A digital artist claims supporters of “Gamergate” attempted to harass her by sending a SWAT team to her former home in Portland, Oregonlive reports.


Grace Lynn, a transgender woman now living in California, says the prank call was phoned in by supporters of the video game movement.

Ostensibly about "ethics in gaming journalism," Gamergate grew out of accusations by the ex-boyfriend of video game developer Zoe Quinn, who claimed in a series of blog posts that she had cheated on him with gaming journalists in order to garner positive reviews for her games. The movement devolved into a series of attacks on women in the gaming community, including threats of rape and murder against high profile women such as developer Briana Wu and critic Anita Sarkeesian.

According to Lynn, she was once a member of Gamergate but became disenchanted with the extreme misogynistic turn it took.

"I was a misogynist," she said. "I felt degraded as a trans-woman. I grew up with the stupid, stupid idea that women had privilege. So I joined in. I thought I was punching up at other women who were more privileged than I was."

After attempting to get Gamergaters to rein in their attacks on women, she claims she became a target.

"I became a target because I am one of a dozen people who is fighting Gamergate in a vocal way," she said. "They try to take us down with doxxing and swatting. And it's all come to a head this month."

Last week, Portland officers received a call around midnight saying that an armed man was holding residents hostage inside in a home formerly occupied by Lynn.

As officers were developing a plan to contact residents, they learned that the call was probably a hoax, and later confirmed that everyone inside the home was safe.

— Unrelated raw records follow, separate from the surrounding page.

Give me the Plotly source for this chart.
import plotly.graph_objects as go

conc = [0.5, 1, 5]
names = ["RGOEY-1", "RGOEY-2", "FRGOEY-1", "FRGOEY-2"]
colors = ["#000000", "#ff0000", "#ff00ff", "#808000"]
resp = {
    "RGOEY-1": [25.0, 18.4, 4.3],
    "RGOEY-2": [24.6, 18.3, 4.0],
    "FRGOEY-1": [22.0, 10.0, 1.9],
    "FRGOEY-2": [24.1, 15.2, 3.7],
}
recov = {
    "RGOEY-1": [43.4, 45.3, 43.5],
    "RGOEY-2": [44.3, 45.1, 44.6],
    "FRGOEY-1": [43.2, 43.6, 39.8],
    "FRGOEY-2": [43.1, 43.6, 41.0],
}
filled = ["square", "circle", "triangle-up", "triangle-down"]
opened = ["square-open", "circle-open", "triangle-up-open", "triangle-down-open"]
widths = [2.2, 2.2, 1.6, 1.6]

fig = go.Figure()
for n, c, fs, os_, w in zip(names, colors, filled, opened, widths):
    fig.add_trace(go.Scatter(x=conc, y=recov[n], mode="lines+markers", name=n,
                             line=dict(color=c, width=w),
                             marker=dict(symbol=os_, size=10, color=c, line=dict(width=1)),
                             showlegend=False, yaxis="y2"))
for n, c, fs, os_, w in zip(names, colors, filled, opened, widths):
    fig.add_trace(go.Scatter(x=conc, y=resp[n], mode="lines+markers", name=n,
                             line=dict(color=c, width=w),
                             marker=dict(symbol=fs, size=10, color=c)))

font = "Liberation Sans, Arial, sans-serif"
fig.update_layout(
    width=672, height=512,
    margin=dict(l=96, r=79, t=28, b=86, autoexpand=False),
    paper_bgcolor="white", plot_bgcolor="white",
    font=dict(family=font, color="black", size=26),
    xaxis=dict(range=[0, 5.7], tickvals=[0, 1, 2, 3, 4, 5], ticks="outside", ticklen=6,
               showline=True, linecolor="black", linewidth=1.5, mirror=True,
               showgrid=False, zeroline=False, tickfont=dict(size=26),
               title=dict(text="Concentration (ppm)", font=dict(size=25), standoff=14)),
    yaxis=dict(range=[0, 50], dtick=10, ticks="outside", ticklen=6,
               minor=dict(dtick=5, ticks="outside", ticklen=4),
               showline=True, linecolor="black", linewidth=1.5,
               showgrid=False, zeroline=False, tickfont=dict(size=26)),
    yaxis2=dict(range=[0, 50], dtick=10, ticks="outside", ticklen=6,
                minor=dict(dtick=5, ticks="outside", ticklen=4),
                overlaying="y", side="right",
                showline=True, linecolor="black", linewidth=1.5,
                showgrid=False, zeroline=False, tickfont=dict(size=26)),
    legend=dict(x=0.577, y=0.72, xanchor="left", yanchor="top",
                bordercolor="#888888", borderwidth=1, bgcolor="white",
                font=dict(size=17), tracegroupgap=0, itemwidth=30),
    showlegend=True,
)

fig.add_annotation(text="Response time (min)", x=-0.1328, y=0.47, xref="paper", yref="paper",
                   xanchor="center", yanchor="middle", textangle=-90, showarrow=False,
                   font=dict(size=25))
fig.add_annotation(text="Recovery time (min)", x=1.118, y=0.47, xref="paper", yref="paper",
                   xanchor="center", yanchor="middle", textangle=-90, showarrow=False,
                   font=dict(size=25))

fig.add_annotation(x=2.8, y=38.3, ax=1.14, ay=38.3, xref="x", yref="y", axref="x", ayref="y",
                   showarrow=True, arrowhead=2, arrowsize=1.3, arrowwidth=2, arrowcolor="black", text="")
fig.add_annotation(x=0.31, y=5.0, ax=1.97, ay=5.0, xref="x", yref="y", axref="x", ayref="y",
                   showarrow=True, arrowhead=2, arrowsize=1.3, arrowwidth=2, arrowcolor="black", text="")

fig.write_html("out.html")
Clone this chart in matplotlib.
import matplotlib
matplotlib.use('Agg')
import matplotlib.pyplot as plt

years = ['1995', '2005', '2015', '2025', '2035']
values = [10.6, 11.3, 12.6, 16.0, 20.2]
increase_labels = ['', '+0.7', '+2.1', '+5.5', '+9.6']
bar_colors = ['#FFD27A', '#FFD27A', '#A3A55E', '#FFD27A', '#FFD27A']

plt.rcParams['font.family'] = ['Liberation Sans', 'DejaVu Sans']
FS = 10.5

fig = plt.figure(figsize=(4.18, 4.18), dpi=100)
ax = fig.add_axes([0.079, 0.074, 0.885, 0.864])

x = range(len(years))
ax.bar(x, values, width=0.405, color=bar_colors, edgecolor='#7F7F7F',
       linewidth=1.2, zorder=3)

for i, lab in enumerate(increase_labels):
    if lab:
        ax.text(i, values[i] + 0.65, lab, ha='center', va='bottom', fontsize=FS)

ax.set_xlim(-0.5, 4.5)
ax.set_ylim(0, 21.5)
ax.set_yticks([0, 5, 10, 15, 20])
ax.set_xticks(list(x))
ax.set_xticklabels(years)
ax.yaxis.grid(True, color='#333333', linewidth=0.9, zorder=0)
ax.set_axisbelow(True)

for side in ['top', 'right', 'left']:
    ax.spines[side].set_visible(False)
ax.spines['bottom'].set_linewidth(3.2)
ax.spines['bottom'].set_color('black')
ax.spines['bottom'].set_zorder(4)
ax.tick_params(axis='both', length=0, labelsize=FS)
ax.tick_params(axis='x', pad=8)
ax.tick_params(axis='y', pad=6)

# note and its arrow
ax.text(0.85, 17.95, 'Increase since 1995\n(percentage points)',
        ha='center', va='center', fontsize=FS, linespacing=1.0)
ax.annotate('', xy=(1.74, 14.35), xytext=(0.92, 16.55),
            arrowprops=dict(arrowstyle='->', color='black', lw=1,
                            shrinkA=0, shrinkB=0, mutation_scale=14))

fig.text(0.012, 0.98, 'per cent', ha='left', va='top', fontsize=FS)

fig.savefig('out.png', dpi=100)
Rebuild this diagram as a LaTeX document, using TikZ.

"That's not how we operate," police spokesperson Sgt. Pete Simpson said. "Patrol officers are going to go assess a scene based on what they see. We don't roll out a SWAT team just because someone calls 911. We need more than a phone call."

Lynn says the hoax, called "swatting," was intended for her, noting that postings on a forum on the website 8chan described the plans to "swat" her.

They said they were weren't members of Gamergate, but Lynn says they are supporters of the movement, according to OregonLive.

According to Katy Bartzen Culver, an associate director for the Center for Journalism Ethics at the University of Wisconsin-Madison, what happened to Lynn isn't unusual.

Lynn is "speaking out and saying things that are pretty measured," Bartzen Culver said. "For that, she becomes a direct target of some pretty vile communication. The question is who has the power to keep this community accountable?"